By integrating Skillrobo into their HR ecosystem, organizations gain a comprehensive view of recruitment efficiency, empowering data-driven decisions that enhance performance, candidate experience, and overall ROI.
Wrapping Up
Process improvement can be successful only when you have a solid system to track its performance. The recruiting process is no exception to this. Tracking key performance indicators for recruiting is essential to gain a holistic view of recruitment function performance. Recruiting KPIs or hiring KPIs enable HR teams to refine strategies, allocate budgets wisely, and ensure a positive experience for both candidates and hiring managers.

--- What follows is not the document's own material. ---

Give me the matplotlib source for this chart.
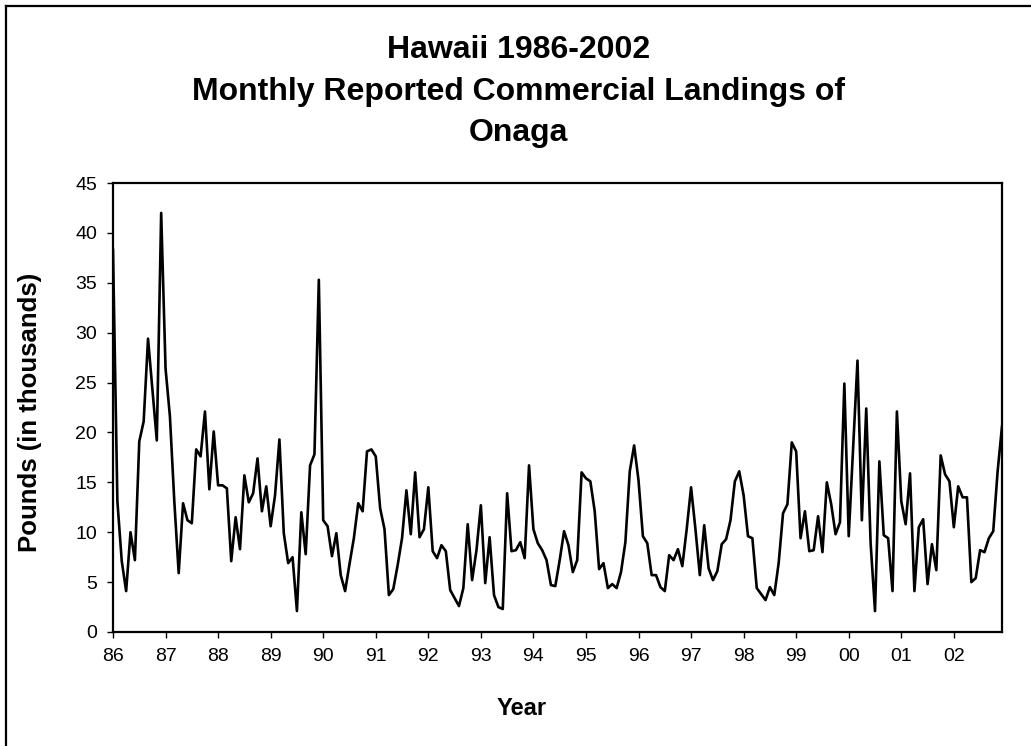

The true strength of recruiting KPIs lies in their ability to turn hiring into a measurable business function rather than a reactive process. When combined with automation platforms like Skillrobo, these insights evolve into real-time intelligence that continuously improves recruitment operations. Businesses that embrace KPI-driven recruitment not only hire better but also build resilient, high-performing teams that fuel long-term success. Stay on top of your recruitment performance, track recruitment KPIs effectively with Skillrobo. Sign up for the free demo today.
FAQs
1. What Are the Most Important Recruiting KPIs For HR Managers?
Some of the most impactful KPIs include time-to-fill, cost-per-hire, quality-of-hire, candidate experience, and offer acceptance rate. Together, they provide a comprehensive view of hiring efficiency and quality.
2. How Do Recruiting KPIs Improve Hiring Strategy?
By analyzing recruitment metrics, HR teams can identify inefficiencies, optimize sourcing channels, and refine screening processes. These insights help reduce costs, improve candidate engagement, and increase overall hiring success.
3. How Often Should Recruiting KPIs Be Reviewed?
Ideally, recruiting KPIs should be reviewed monthly for operational insights and quarterly for strategic planning. Regular evaluation ensures that HR teams can respond quickly to changing hiring needs.
4. What Tools Help In Tracking Recruiting KPIs?
Applicant tracking systems and recruitment analytics platforms like Skillrobo simplify KPI monitoring through automation, dashboards, and real-time reporting, eliminating manual data errors.
5. Why Is Quality Of Hire Considered A Critical KPI?
Quality of hire measures how well new employees perform and adapt to organizational culture. It directly reflects recruitment accuracy and long-term business impact, making it one of the most vital metrics for HR success.